● **WRITTEN INSTRUCTION**
Extract only the first line of the listing and every line after it up to and including the one with "edgecolor=GRID, linewidth=1.0))". Omit the pictures.

** BEGIN **

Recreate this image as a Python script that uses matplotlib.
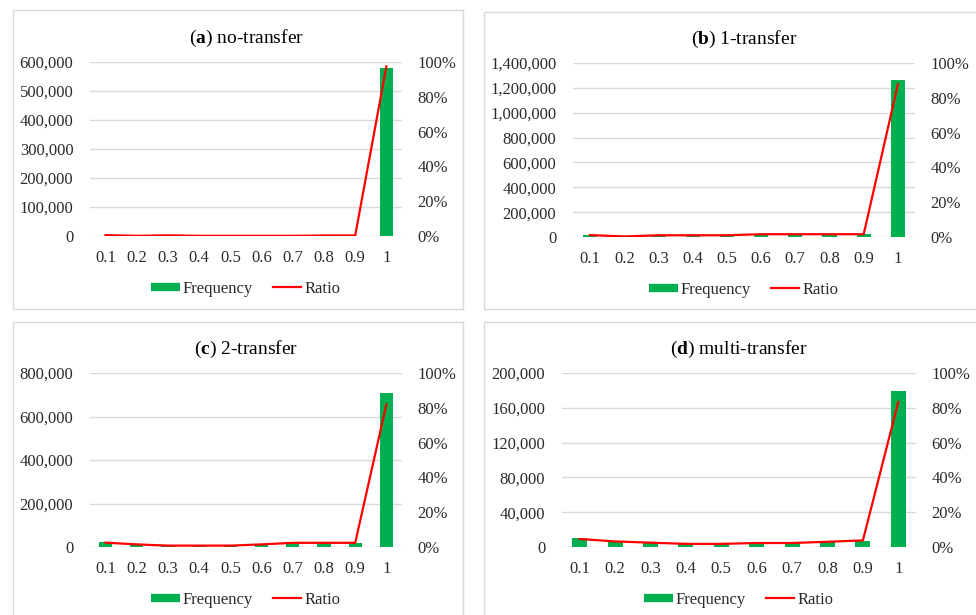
import matplotlib.pyplot as plt
import matplotlib.ticker as mticker
from matplotlib.lines import Line2D
from matplotlib.patches import Rectangle

plt.rcParams['font.family'] = ['Liberation Serif', 'DejaVu Serif']
plt.rcParams['mathtext.fontset'] = 'custom'
plt.rcParams['mathtext.rm'] = 'Liberation Serif'
plt.rcParams['mathtext.bf'] = 'Liberation Serif:bold'

bins = ['0.1', '0.2', '0.3', '0.4', '0.5', '0.6', '0.7', '0.8', '0.9', '1']

freq_no = [1500, 400, 1800, 500, 300, 300, 400, 1200, 1500, 580000]
ratio_no = [0.005, 0.001, 0.004, 0.001, 0.001, 0.001, 0.001, 0.003, 0.003, 0.975]

freq_one = [16000, 4000, 14000, 15000, 15000, 22000, 22000, 22000, 22000, 1261000]
ratio_one = [0.011, 0.003, 0.010, 0.010, 0.010, 0.016, 0.016, 0.016, 0.016, 0.878]

freq_two = [22000, 12000, 5000, 5000, 5000, 12000, 20000, 20000, 20000, 710000]
ratio_two = [0.025, 0.015, 0.008, 0.008, 0.008, 0.015, 0.024, 0.024, 0.024, 0.82]

freq_multi = [10300, 5700, 4500, 3500, 3500, 4500, 4500, 5500, 7300, 179000]
ratio_multi = [0.046, 0.032, 0.025, 0.018, 0.018, 0.023, 0.023, 0.030, 0.038, 0.834]

panels = [
    ('a', 'no-transfer', freq_no, ratio_no, 600000, 100000),
    ('b', '1-transfer', freq_one, ratio_one, 1400000, 200000),
    ('c', '2-transfer', freq_two, ratio_two, 800000, 200000),
    ('d', 'multi-transfer', freq_multi, ratio_multi, 200000, 40000),
]

W, H = 976, 615
# axes boxes in pixels: left, top, right, bottom
ax_px = [(90, 62, 402, 236), (573, 63, 915, 237),
         (90, 373, 402, 547), (562, 373, 916, 547)]
box_px = [(13, 10, 463, 309), (484, 12, 990, 309),
          (13, 322, 463, 630), (484, 322, 990, 630)]

GREEN = '#00B050'
RED = '#FF0000'
GRID = '#D9D9D9'
TXT = '#2B2B2B'

fig = plt.figure(figsize=(W / 100, H / 100), dpi=100)

for (x0, y0, x1, y1) in box_px:
    fig.patches.append(Rectangle((x0 / W, 1 - y1 / H), (x1 - x0) / W, (y1 - y0) / H,
                                 transform=fig.transFigure, fill=False,
                                 edgecolor=GRID, linewidth=1.0))

for (letter, name, freq, ratio, ymax, ystep), (l, t, r, b) in zip(panels, ax_px):
    ax = fig.add_axes([l / W, 1 - b / H, (r - l) / W, (b - t) / H])
    x = range(len(bins))
    ax.bar(x, freq, width=0.42, color=GREEN, zorder=2)
    ax.set_xlim(-0.5, len(bins) - 0.5)
    ax.set_ylim(0, ymax)
    ax.set_yticks(range(0, ymax + 1, ystep))
    ax.yaxis.set_major_formatter(mticker.FuncFormatter(lambda v, p: f'{int(v):,}'))
    ax.set_xticks(list(x))
    ax.set_xticklabels(bins)
    ax.grid(axis='y', color=GRID, linewidth=1.0, zorder=0)
    ax.set_axisbelow(True)
    for s in ax.spines.values():
        s.set_visible(False)
    ax.tick_params(length=0, labelsize=12, colors=TXT)
    ax.tick_params(axis='x', pad=10)
    ax.tick_params(axis='y', pad=12)

    ax2 = ax.twinx()
    ax2.plot(x, ratio, color=RED, linewidth=1.6, zorder=3)
    ax2.set_ylim(0, 1)
    ax2.set_yticks([0, 0.2, 0.4, 0.6, 0.8, 1.0])
    ax2.yaxis.set_major_formatter(mticker.PercentFormatter(1.0, decimals=0))
    for s in ax2.spines.values():
        s.set_visible(False)
    ax2.tick_params(length=0, labelsize=12, colors=TXT, pad=11)

    ax.set_title(rf'($\mathbf{{{letter}}}$) {name}', fontsize=14, pad=14)

    handles = [Line2D([], [], color=GREEN, linewidth=6, solid_capstyle='butt'),
               Line2D([], [], color=RED, linewidth=1.6)]
    ax.legend(handles, ['Frequency', 'Ratio'], loc='upper center',
              bbox_to_anchor=(0.5, -0.17), ncol=2, frameon=False, fontsize=12,
              handlelength=1.7, handletextpad=0.2, columnspacing=1.2,
              labelcolor=TXT)

fig.savefig('out.png', dpi=100)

** END **

● **RESPONSE TO THIS EXERCISE**
Recreate this image as a Python script that uses matplotlib.
import matplotlib.pyplot as plt
import matplotlib.ticker as mticker
from matplotlib.lines import Line2D
from matplotlib.patches import Rectangle

plt.rcParams['font.family'] = ['Liberation Serif', 'DejaVu Serif']
plt.rcParams['mathtext.fontset'] = 'custom'
plt.rcParams['mathtext.rm'] = 'Liberation Serif'
plt.rcParams['mathtext.bf'] = 'Liberation Serif:bold'

bins = ['0.1', '0.2', '0.3', '0.4', '0.5', '0.6', '0.7', '0.8', '0.9', '1']

freq_no = [1500, 400, 1800, 500, 300, 300, 400, 1200, 1500, 580000]
ratio_no = [0.005, 0.001, 0.004, 0.001, 0.001, 0.001, 0.001, 0.003, 0.003, 0.975]

freq_one = [16000, 4000, 14000, 15000, 15000, 22000, 22000, 22000, 22000, 1261000]
ratio_one = [0.011, 0.003, 0.010, 0.010, 0.010, 0.016, 0.016, 0.016, 0.016, 0.878]

freq_two = [22000, 12000, 5000, 5000, 5000, 12000, 20000, 20000, 20000, 710000]
ratio_two = [0.025, 0.015, 0.008, 0.008, 0.008, 0.015, 0.024, 0.024, 0.024, 0.82]

freq_multi = [10300, 5700, 4500, 3500, 3500, 4500, 4500, 5500, 7300, 179000]
ratio_multi = [0.046, 0.032, 0.025, 0.018, 0.018, 0.023, 0.023, 0.030, 0.038, 0.834]

panels = [
    ('a', 'no-transfer', freq_no, ratio_no, 600000, 100000),
    ('b', '1-transfer', freq_one, ratio_one, 1400000, 200000),
    ('c', '2-transfer', freq_two, ratio_two, 800000, 200000),
    ('d', 'multi-transfer', freq_multi, ratio_multi, 200000, 40000),
]

W, H = 976, 615
# axes boxes in pixels: left, top, right, bottom
ax_px = [(90, 62, 402, 236), (573, 63, 915, 237),
         (90, 373, 402, 547), (562, 373, 916, 547)]
box_px = [(13, 10, 463, 309), (484, 12, 990, 309),
          (13, 322, 463, 630), (484, 322, 990, 630)]

GREEN = '#00B050'
RED = '#FF0000'
GRID = '#D9D9D9'
TXT = '#2B2B2B'

fig = plt.figure(figsize=(W / 100, H / 100), dpi=100)

for (x0, y0, x1, y1) in box_px:
    fig.patches.append(Rectangle((x0 / W, 1 - y1 / H), (x1 - x0) / W, (y1 - y0) / H,
                                 transform=fig.transFigure, fill=False,
                                 edgecolor=GRID, linewidth=1.0))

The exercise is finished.